There is an old metaphysical concept that suggests for every poison that nature produces, somewhere it also makes the antidote. Investigators at Oregon State University (OSU) may now be able to extrapolate the metaphysics into reality, as they have recently published findings of a new study that describes a soil-dwelling bacterium producing molecules that induce death in melanoma cells.
Results from their investigation were published in the Journal of Biological Chemistry in an article entitled “The Natural Product Mensacarcin Induces Mitochondrial Toxicity and Apoptosis in Melanoma Cells.”
In the U.S. alone, more than 80,000 new melanoma cases are diagnosed each year, and about 9000 melanoma patients die. Men are more likely than women to develop melanoma; the death rate varies by race and ethnicity and is highest among Caucasians.
Natural product discoveries have contributed to many new drug leads. A recent analysis of new medicines approved by the FDA between 1981 and 2014 that showed about half of all small-molecule pharmaceuticals were based on natural products or their derivatives.
The molecule the OSU team recently identified – called mensacarcin – is a natural product and secondary metabolite from the soil bacteria Streptomyces bottropensis.
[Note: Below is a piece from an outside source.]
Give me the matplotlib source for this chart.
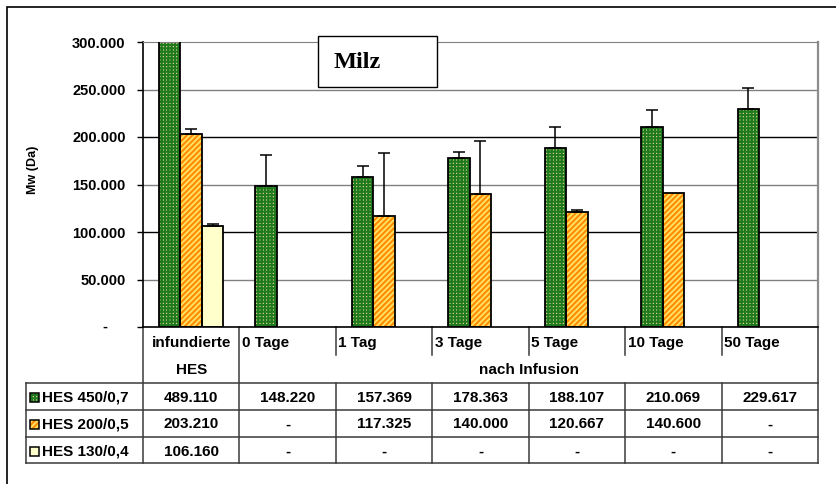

Mensacarcin is a highly oxidized and stereogenic complex molecule that can be obtained in large amounts from these bacteria. The properties of this compound are important as there are few therapies that effectively manage melanoma, the most dangerous form of skin cancer.
“Mensacarcin has potent anticancer activity, with selectivity against melanoma cells,” explained senior study investigator Sandra Loesgen, Ph.D., assistant professor of chemistry at OSU. “It shows powerful antiproliferative effects in all tested cancer cell lines in the U.S. National Cancer Institute’s cell line panel, but inhibition of cell growth is accompanied by fast progression into cell death in only a small number of cell lines, such as melanoma cells.”
Specifically, Dr. Loesgen and her colleagues found that mensacarcin targets melanoma cells’ mitochondria – the cell’s main energy-producing organelle. Mitochondria are also important in cell death signaling, and they have emerged as a potential target for therapy since cancer cell mitochondria are structurally and functionally different from mitochondria of noncancerous cells.
To determine what mensacarcin was doing to melanoma on a subcellular level, the investigators synthesized a fluorescent mensacarcin probe.
“The probe localized to mitochondria within 20 minutes of treatment,” Dr. Loesgen remarked. “The localization together with mensacarcin’s unusual metabolic effects in melanoma cells to provide evidence that mensacarcin targets mitochondria.”
Live-cell bioenergetic flux analysis showed mensacarcin disturbed energy production and mitochondrial function rapidly.
“Its unique mode of action suggests it may be a useful probe for examining energy metabolism,” Dr. Loesgen noted. “Subsequent experiments revealed that mensacarcin rapidly alters mitochondrial pathways, resulting in mitochondrial dysfunction.”
After careful analysis, the researchers found that mensacarcin’s action within mitochondria leads to the activation of apoptotic pathways in melanoma cells.
“Flow cytometry identified a large population of apoptotic melanoma cells, and single-cell electrophoresis indicated that mensacarcin causes genetic instability, a hallmark of early apoptosis,” Dr. Loesgen concluded. “Mensacarcin’s unique mode of action indicates it might represent a promising lead for the development of new anticancer drugs.”